Records for the task:
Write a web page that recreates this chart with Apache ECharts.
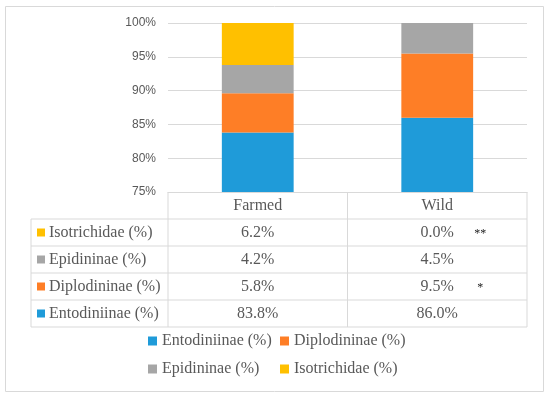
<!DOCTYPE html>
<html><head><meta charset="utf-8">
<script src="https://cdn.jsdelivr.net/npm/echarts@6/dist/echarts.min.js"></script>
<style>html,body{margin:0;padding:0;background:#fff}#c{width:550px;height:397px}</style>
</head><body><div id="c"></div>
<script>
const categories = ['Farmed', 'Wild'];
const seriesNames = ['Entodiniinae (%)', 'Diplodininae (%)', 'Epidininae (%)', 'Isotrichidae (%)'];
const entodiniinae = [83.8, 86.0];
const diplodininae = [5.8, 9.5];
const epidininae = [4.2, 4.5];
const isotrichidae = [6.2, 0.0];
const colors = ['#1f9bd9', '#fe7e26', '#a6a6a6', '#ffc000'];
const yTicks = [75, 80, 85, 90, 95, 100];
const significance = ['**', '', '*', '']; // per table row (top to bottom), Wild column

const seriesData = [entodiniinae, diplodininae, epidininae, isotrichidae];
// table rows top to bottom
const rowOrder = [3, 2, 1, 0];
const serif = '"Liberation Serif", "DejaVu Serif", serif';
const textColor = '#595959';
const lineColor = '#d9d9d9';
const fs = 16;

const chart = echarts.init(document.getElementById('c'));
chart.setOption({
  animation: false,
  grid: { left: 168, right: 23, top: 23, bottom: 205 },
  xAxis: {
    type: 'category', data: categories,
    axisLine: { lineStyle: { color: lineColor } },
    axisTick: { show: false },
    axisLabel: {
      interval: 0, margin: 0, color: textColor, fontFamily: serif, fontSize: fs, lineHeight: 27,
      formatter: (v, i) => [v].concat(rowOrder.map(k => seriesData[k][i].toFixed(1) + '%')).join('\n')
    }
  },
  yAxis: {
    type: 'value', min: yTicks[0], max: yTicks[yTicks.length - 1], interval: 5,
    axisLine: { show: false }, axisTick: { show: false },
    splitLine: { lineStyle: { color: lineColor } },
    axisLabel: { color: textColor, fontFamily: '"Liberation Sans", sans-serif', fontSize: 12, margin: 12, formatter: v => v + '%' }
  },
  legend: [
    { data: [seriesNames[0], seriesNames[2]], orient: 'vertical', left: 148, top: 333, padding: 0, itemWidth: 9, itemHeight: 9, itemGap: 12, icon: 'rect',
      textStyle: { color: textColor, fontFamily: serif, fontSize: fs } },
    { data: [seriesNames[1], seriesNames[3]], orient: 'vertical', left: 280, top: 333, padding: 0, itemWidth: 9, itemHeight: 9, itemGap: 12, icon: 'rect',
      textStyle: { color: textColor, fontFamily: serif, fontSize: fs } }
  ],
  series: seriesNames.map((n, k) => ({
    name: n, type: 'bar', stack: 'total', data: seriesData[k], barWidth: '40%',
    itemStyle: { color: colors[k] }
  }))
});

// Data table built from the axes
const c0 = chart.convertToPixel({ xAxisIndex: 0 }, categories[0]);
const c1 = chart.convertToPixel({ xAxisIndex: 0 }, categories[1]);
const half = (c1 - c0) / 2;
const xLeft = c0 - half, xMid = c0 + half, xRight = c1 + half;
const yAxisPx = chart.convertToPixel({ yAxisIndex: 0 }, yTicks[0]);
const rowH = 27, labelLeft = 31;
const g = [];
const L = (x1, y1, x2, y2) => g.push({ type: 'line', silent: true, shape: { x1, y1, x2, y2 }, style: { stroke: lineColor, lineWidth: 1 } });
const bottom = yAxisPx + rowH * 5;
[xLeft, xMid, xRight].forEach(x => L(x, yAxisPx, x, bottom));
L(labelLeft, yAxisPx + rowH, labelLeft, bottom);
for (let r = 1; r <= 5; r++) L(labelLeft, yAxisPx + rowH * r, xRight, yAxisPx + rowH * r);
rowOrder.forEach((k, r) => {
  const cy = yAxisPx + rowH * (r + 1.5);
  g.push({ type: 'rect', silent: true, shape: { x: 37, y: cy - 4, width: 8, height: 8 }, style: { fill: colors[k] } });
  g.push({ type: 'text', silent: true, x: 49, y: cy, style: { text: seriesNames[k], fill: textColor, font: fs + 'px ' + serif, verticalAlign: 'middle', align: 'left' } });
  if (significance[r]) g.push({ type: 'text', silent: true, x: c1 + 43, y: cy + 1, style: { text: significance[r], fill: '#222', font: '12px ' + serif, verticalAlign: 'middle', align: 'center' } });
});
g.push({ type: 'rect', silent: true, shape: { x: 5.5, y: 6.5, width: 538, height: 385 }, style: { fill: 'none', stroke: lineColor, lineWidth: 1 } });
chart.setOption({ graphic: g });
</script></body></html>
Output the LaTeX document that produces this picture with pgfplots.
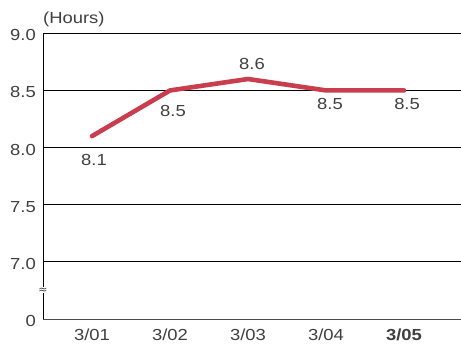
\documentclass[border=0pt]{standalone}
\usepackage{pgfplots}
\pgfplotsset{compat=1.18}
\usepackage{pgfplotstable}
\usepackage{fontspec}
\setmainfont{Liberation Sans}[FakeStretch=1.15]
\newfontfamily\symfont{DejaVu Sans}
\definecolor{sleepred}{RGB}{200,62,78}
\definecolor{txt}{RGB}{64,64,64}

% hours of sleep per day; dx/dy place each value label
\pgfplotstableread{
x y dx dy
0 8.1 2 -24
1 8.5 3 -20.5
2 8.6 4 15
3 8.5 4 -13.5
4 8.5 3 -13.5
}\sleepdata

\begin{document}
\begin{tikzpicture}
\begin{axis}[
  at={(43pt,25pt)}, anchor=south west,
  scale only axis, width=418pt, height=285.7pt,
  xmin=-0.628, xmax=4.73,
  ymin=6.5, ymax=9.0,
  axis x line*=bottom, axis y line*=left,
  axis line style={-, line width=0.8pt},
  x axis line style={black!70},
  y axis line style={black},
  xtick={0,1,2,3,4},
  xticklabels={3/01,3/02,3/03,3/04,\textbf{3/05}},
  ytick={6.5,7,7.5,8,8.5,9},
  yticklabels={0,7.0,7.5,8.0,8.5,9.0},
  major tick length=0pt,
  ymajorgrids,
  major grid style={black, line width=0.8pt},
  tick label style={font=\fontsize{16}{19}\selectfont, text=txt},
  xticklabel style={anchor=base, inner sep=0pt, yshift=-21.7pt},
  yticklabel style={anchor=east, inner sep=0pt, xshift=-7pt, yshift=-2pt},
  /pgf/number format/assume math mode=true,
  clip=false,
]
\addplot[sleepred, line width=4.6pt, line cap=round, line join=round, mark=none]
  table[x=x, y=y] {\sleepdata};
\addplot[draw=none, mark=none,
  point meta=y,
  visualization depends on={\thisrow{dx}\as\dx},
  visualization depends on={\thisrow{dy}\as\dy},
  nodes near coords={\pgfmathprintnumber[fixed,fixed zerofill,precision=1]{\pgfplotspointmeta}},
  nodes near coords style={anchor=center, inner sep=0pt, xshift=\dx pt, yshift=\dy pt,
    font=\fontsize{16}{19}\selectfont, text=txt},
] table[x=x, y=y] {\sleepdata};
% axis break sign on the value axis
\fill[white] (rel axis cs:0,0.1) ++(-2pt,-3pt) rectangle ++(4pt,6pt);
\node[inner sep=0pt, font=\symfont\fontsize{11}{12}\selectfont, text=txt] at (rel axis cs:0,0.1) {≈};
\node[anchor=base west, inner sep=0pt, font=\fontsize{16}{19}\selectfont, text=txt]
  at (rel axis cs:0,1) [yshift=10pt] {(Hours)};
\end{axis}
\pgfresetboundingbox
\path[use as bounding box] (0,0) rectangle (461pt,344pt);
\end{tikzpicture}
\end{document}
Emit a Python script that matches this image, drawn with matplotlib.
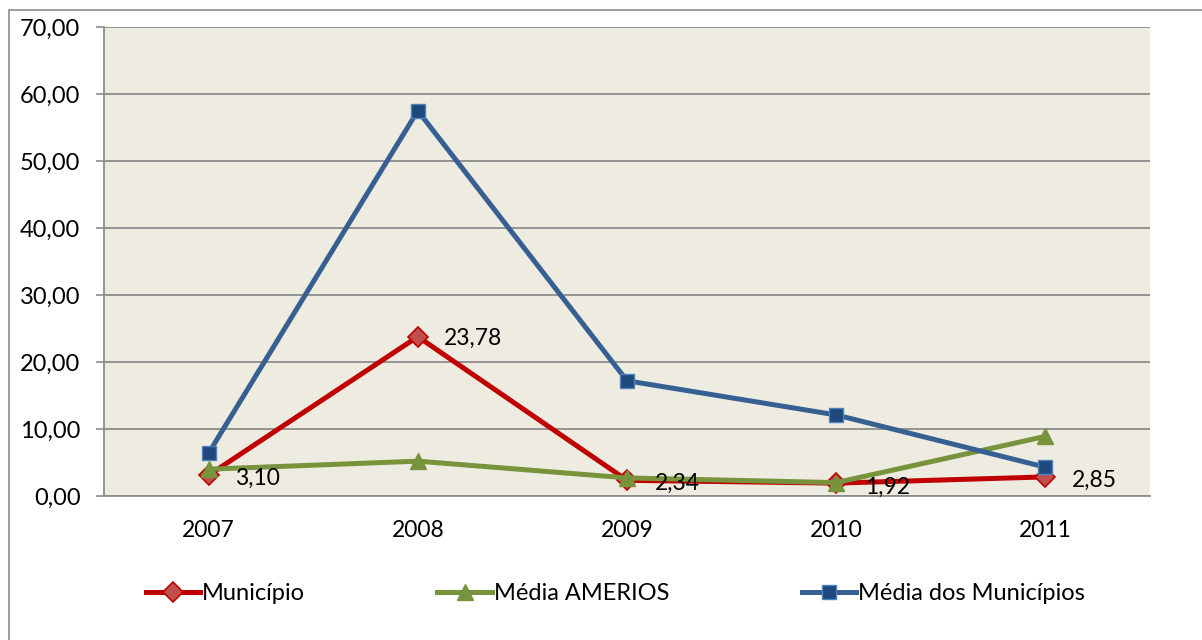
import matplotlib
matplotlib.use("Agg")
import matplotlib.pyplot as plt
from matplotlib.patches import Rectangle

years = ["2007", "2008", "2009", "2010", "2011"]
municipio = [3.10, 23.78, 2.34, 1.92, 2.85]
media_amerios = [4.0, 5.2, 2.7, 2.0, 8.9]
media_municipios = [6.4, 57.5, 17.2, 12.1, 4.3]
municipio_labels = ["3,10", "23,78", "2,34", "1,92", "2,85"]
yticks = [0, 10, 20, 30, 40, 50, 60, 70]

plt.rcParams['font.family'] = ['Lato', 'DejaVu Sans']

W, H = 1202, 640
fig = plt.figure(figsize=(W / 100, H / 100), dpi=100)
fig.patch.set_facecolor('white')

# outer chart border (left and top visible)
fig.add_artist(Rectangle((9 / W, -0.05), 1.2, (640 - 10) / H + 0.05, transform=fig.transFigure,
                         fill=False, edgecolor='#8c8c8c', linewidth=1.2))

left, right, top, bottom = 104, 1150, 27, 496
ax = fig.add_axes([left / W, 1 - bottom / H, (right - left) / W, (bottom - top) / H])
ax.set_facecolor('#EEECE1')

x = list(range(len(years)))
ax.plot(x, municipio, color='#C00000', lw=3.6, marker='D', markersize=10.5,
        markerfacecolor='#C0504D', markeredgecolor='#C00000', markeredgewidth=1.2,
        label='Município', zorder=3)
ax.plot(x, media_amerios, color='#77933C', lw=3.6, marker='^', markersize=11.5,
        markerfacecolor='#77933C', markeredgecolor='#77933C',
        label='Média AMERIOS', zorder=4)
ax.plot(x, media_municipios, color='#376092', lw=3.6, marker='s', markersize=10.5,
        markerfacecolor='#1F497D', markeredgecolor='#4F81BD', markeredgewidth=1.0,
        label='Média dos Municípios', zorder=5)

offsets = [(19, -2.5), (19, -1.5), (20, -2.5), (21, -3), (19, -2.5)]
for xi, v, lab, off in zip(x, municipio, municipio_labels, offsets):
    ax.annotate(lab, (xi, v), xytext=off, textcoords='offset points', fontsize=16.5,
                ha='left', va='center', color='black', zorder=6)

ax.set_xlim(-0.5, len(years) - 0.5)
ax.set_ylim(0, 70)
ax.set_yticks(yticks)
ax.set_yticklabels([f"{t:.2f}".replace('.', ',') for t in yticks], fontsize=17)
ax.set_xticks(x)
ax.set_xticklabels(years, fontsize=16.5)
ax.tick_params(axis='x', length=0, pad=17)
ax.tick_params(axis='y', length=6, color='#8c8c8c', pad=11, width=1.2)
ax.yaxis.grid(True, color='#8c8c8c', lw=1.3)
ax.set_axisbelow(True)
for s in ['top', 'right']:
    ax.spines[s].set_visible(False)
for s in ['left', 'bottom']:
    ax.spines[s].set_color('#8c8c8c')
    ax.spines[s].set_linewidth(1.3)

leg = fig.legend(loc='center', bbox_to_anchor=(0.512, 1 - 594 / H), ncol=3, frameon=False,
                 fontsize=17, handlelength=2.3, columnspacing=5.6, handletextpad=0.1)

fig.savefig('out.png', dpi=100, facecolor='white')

Work instructions:
Please quote only the span of lines whose first line contains "Emit a Python" and whose last line contains "label='Média dos Municípios', zorder=5)", leaving every picture out.

Solution:
Emit a Python script that matches this image, drawn with matplotlib.
import matplotlib
matplotlib.use("Agg")
import matplotlib.pyplot as plt
from matplotlib.patches import Rectangle

years = ["2007", "2008", "2009", "2010", "2011"]
municipio = [3.10, 23.78, 2.34, 1.92, 2.85]
media_amerios = [4.0, 5.2, 2.7, 2.0, 8.9]
media_municipios = [6.4, 57.5, 17.2, 12.1, 4.3]
municipio_labels = ["3,10", "23,78", "2,34", "1,92", "2,85"]
yticks = [0, 10, 20, 30, 40, 50, 60, 70]

plt.rcParams['font.family'] = ['Lato', 'DejaVu Sans']

W, H = 1202, 640
fig = plt.figure(figsize=(W / 100, H / 100), dpi=100)
fig.patch.set_facecolor('white')

# outer chart border (left and top visible)
fig.add_artist(Rectangle((9 / W, -0.05), 1.2, (640 - 10) / H + 0.05, transform=fig.transFigure,
                         fill=False, edgecolor='#8c8c8c', linewidth=1.2))

left, right, top, bottom = 104, 1150, 27, 496
ax = fig.add_axes([left / W, 1 - bottom / H, (right - left) / W, (bottom - top) / H])
ax.set_facecolor('#EEECE1')

x = list(range(len(years)))
ax.plot(x, municipio, color='#C00000', lw=3.6, marker='D', markersize=10.5,
        markerfacecolor='#C0504D', markeredgecolor='#C00000', markeredgewidth=1.2,
        label='Município', zorder=3)
ax.plot(x, media_amerios, color='#77933C', lw=3.6, marker='^', markersize=11.5,
        markerfacecolor='#77933C', markeredgecolor='#77933C',
        label='Média AMERIOS', zorder=4)
ax.plot(x, media_municipios, color='#376092', lw=3.6, marker='s', markersize=10.5,
        markerfacecolor='#1F497D', markeredgecolor='#4F81BD', markeredgewidth=1.0,
        label='Média dos Municípios', zorder=5)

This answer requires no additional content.